1. A radio system, comprising:

an antenna;

a baseband module, wherein the baseband module is configured to output a first signal to the antenna, wherein the baseband module is configured to pre-distort the first signal based on computed coefficients, wherein the baseband module is configured to output a second signal, wherein the second signal is determined based on one or more characteristics of the first signal, wherein the second signal is output if when there is a change in the one or more characteristics of the first signal, wherein the one or more characteristics of the first signal include at least one of: a number of carriers and a modulation scheme of the carriers;

a power amplifier communicatively coupled to the baseband module and the antenna, wherein the power amplifier is configured to amplify the pre-distorted signal; and

a variable power supply communicatively coupled to the power amplifier and the baseband module, wherein the variable power supply is configured to receive the second signal and generate a variable drain supply voltage corresponding to the second signal, wherein the drain supply voltage is output to the power amplifier, wherein the drain supply voltage switches at a lower rate than an envelope of the first signal, wherein the variable power supply includes a DC-to-DC converter.

2. (canceled)

3. (canceled)

4. The system of claim 1, wherein the second signal is determined using a look-up table, wherein the look-up table includes information regarding the one or more characteristics of the first signal and a signal level for the second signal corresponding to the one or more characteristics of the first signal.

5. The system of claim 1, wherein the second signal is calculated based on the one or more characteristics of the first signal.

6. The system of claim 1, wherein the drain supply voltage output corresponds to a value such that the power amplifier is operated near the saturation level of the power amplifier over a range of amplitudes of the first signal.

7. The system of claim 1, wherein the DC-to-DC converter is a non-inverting buck boost converter.

8. The system of claim 1, wherein the baseband module is configured to receive a feedback signal from the power amplifier, wherein the feedback signal is a sample of the output of the power amplifier, wherein the baseband module is configured to calculate updated computed coefficients based on the feedback signal.

9. The system of claim 8, further comprising:

an up-converter configured to convert the pre-distorted first signal output by the baseband module from a baseband or intermediate frequency to a radio frequency; and

a down-converter configured to convert the feedback signal from the power amplifier from a radio frequency to a baseband or intermediate frequency.

10. The system of claim 1, wherein the radio system comprises one of a satellite communication radio, a very high frequency radio, or an ultra-high frequency radio.

11. A method of improving the efficiency of a radio system, comprising:

pre-distorting a first digital signal based on computed coefficients, wherein an amplitude of the first digital signal corresponds to one or more characteristics of the first digital signal;

converting the pre-distorted first digital signal to a pre-distorted first analog signal;

measuring the amplitude of the first digital signal;

generating a second digital signal if when there is a change in the one or more characteristics of the first digital signal, wherein the one or more characteristics of the first signal include at least one of: a number of carriers and a modulation scheme of the carriers;

converting the second digital signal to a second analog signal;

switching a drain supply voltage provided to a power amplifier based on the second analog signal, wherein the drain supply voltage switches at a lower rate than an envelope of the first digital signal;

amplifying the pre-distorted first analog signal with the power amplifier.
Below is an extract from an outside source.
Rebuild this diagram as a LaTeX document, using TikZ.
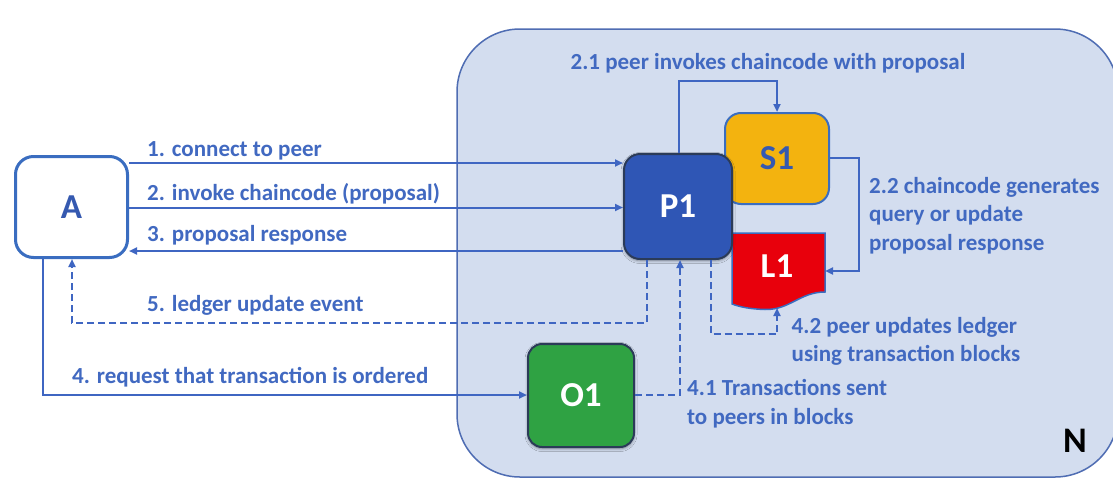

12. The method of claim 11, further comprising calculating feedback data based on a feedback signal containing samples of the output of the power amplifier.

13. The method of claim 12, further comprising re-calculating the computed coefficients based on the feedback data.

14. The method of claim 11, wherein generating the second digital signal includes using a look-up table, wherein the look-up table includes information regarding the one or more characteristics of the first digital signal and a signal level for the second digital signal corresponding to the one or more characteristics of the first digital signal.

15. The method of claim 11, wherein generating the second digital signal includes calculating a signal level of the second digital signal based on the one or more characteristics of the first digital signal.

16. A program product comprising a non-transitory processor-readable medium on which program instructions are embodied, wherein the program instructions are configured, when executed by at least one programmable processor, to cause the at least one programmable processor to:

receive data from a plurality of carriers;

modulate a first digital data signal;

pre-distort the modulated first digital data signal based on computed coefficients;

output the first digital data signal to a power amplifier; and

measure an amplitude of the first digital data signal;

determine a number of carriers and a modulation of the carriers associated with the first digital data signal;

generate a second digital data signal based on the number of carriers and the modulation of the carriers, wherein the second digital data signal is generated when there is a change in the number of carriers or the modulation of the carriers;

output the second digital data signal to the power amplifier through a digital-to-analog converter and a DC-to-DC converter, wherein the second digital data signal is converted to an analog signal, wherein a drain supply voltage provided to the power amplifier is switched based on the analog signal, wherein the drain supply voltage is switched at a lower rate than an envelope of the first digital data signal.

17. The non-transitory computer readable medium of claim 16, wherein the program instructions are further configured to cause the at least one programmable processor to:

receive a feedback signal containing samples of the output of a power amplifier; and

re-calculate the computed coefficients based on the feedback signal.

18. The non-transitory computer readable medium of claim 16, wherein the program instructions are further configured to cause the at least one programmable processor to generate the second digital data signal using a look-up table, wherein the look-up table includes information regarding the number of carriers, the modulation of the carriers, and a signal level for the second digital data signal corresponding to the number of carriers and the modulation of the carriers.

19. The non-transitory computer readable medium of claim 16, wherein the program instructions are further configured to cause the at least one programmable processor to calculate the second digital data signal based on the number of carriers and the modulation of the carriers.

20. The non-transitory computer readable medium of claim 16, wherein the generated second digital data signal corresponds to a drain supply voltage of the power amplifier that operates the power amplifier near its saturation level over a range of amplitudes of the modulated first digital data signal.